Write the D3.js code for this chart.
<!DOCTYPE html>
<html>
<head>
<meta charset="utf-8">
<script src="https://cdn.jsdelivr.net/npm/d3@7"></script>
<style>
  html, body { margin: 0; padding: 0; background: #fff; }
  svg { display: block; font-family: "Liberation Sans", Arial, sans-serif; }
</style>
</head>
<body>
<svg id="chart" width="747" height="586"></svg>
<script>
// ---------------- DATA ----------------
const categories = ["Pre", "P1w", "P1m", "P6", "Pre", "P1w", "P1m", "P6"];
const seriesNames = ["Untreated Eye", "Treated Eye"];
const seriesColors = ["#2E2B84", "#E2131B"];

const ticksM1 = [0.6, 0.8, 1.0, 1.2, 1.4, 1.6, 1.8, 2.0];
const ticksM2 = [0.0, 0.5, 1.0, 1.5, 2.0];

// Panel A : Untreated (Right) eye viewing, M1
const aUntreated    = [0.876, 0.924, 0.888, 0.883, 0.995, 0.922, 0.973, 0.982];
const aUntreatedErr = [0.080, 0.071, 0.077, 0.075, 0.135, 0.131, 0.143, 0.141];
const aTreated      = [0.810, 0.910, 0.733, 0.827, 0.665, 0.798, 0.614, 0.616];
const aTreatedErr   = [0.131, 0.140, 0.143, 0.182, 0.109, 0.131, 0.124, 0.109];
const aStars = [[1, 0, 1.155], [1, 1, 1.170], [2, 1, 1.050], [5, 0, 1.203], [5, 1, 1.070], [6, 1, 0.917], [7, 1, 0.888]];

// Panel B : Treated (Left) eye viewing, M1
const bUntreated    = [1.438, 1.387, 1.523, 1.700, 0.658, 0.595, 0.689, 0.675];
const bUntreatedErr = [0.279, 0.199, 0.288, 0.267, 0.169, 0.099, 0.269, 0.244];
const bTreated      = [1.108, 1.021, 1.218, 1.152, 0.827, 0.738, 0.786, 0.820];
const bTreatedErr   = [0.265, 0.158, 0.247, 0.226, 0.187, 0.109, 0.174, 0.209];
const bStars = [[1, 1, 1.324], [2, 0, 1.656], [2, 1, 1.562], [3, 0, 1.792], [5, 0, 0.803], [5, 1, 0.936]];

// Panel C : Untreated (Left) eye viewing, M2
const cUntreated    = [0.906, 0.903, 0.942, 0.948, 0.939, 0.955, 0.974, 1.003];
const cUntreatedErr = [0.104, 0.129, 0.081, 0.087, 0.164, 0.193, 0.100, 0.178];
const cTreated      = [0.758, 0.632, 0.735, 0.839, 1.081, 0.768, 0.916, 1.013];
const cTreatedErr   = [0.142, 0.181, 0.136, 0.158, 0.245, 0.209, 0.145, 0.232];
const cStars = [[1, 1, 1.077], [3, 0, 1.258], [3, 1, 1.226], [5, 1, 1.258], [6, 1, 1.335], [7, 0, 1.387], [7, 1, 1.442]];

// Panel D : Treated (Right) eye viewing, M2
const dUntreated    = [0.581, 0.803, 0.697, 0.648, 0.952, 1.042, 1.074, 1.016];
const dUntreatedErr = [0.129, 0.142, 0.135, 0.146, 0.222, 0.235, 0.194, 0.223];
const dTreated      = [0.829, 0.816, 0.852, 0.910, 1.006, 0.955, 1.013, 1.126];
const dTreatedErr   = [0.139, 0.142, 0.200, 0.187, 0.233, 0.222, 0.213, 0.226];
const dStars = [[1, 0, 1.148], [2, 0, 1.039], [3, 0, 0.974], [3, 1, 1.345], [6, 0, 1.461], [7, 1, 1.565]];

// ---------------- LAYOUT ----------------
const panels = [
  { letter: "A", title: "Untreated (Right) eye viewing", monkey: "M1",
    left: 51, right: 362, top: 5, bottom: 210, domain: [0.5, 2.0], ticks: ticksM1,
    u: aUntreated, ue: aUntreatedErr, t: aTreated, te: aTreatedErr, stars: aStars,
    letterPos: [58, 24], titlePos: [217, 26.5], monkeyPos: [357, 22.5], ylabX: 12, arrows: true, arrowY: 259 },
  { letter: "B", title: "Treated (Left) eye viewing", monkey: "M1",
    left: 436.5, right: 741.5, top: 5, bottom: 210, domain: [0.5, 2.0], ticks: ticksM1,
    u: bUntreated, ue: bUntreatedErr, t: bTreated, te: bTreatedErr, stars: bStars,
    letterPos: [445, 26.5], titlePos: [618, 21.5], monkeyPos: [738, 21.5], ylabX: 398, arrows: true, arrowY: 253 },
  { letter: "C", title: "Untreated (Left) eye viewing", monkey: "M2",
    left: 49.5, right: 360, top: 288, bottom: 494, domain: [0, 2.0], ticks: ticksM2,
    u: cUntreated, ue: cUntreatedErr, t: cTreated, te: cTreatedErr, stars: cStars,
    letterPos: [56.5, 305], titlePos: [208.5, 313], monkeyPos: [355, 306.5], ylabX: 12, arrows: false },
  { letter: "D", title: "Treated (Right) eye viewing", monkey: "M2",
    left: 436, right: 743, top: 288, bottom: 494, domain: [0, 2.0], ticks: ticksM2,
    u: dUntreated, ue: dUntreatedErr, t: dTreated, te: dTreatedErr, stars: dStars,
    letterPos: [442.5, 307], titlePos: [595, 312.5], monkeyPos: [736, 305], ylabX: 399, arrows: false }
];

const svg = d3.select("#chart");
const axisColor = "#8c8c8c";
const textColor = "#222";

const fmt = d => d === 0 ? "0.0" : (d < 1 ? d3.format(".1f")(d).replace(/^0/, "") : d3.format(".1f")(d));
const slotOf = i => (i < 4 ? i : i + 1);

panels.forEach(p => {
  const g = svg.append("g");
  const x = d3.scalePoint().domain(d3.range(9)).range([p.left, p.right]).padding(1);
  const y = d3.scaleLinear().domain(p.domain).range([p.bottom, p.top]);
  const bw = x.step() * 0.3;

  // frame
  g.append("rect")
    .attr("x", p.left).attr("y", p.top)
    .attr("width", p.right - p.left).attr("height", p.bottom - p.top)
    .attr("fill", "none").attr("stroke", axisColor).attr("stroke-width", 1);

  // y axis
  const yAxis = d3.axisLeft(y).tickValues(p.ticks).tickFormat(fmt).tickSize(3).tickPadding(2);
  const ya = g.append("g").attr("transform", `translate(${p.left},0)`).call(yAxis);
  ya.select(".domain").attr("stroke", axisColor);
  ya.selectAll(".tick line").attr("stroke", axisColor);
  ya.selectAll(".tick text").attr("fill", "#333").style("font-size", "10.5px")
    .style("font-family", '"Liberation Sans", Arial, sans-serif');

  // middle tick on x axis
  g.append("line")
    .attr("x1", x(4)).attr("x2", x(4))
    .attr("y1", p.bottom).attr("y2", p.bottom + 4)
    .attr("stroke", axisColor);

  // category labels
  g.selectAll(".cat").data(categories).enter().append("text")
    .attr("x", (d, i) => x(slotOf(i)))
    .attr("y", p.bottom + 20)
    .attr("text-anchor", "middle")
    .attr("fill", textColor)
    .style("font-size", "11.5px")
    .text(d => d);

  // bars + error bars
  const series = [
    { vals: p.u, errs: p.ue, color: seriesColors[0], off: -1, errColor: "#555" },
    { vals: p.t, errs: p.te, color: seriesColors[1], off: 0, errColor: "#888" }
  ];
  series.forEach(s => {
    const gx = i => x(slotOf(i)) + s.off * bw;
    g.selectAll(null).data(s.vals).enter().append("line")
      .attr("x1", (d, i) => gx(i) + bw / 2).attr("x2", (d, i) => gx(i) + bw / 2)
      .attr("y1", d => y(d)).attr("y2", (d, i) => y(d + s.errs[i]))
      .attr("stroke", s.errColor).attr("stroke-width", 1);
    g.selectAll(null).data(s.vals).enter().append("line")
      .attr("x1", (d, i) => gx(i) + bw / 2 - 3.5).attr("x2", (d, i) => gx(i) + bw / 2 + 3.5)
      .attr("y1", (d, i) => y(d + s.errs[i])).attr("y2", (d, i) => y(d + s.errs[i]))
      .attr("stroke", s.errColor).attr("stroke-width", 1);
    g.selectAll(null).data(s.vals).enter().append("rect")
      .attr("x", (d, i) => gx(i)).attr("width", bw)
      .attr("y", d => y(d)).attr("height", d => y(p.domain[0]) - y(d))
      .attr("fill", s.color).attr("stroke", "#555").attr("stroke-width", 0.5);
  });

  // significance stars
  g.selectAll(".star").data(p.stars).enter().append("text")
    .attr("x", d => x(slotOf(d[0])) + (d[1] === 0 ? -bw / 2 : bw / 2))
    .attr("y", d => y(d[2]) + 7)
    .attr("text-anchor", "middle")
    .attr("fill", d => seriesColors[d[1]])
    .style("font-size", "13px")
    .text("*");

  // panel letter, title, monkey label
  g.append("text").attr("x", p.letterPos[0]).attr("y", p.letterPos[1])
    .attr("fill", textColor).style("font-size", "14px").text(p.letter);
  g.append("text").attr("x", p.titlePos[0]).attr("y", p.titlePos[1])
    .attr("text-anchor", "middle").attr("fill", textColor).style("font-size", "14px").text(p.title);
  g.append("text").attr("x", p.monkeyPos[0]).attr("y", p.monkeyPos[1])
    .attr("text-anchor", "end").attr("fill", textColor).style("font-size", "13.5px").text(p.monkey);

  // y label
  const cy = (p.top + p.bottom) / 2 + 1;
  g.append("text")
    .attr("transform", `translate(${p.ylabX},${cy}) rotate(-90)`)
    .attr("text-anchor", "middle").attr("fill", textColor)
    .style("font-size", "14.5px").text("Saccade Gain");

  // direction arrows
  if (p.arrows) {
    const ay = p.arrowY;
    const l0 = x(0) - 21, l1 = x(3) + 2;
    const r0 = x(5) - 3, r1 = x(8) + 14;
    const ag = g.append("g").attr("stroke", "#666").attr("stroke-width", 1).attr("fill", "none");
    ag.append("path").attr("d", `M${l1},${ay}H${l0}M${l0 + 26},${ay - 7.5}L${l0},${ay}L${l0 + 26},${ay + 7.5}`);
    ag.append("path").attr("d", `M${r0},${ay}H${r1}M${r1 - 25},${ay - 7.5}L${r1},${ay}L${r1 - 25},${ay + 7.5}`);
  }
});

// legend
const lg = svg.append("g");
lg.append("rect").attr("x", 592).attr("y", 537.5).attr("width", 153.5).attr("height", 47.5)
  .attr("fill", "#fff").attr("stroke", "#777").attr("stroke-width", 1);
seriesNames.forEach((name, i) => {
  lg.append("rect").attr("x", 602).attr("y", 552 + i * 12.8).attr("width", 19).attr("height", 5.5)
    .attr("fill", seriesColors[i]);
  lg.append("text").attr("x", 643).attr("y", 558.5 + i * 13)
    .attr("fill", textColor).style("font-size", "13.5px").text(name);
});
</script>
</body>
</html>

***

What to produce
Restate the listing exactly, starting at its first line and ending at the line where "[7, 1, 0.888]];" occurs; include both and no other lines.

Response to the task
Write the D3.js code for this chart.
<!DOCTYPE html>
<html>
<head>
<meta charset="utf-8">
<script src="https://cdn.jsdelivr.net/npm/d3@7"></script>
<style>
  html, body { margin: 0; padding: 0; background: #fff; }
  svg { display: block; font-family: "Liberation Sans", Arial, sans-serif; }
</style>
</head>
<body>
<svg id="chart" width="747" height="586"></svg>
<script>
// ---------------- DATA ----------------
const categories = ["Pre", "P1w", "P1m", "P6", "Pre", "P1w", "P1m", "P6"];
const seriesNames = ["Untreated Eye", "Treated Eye"];
const seriesColors = ["#2E2B84", "#E2131B"];

const ticksM1 = [0.6, 0.8, 1.0, 1.2, 1.4, 1.6, 1.8, 2.0];
const ticksM2 = [0.0, 0.5, 1.0, 1.5, 2.0];

// Panel A : Untreated (Right) eye viewing, M1
const aUntreated    = [0.876, 0.924, 0.888, 0.883, 0.995, 0.922, 0.973, 0.982];
const aUntreatedErr = [0.080, 0.071, 0.077, 0.075, 0.135, 0.131, 0.143, 0.141];
const aTreated      = [0.810, 0.910, 0.733, 0.827, 0.665, 0.798, 0.614, 0.616];
const aTreatedErr   = [0.131, 0.140, 0.143, 0.182, 0.109, 0.131, 0.124, 0.109];
const aStars = [[1, 0, 1.155], [1, 1, 1.170], [2, 1, 1.050], [5, 0, 1.203], [5, 1, 1.070], [6, 1, 0.917], [7, 1, 0.888]];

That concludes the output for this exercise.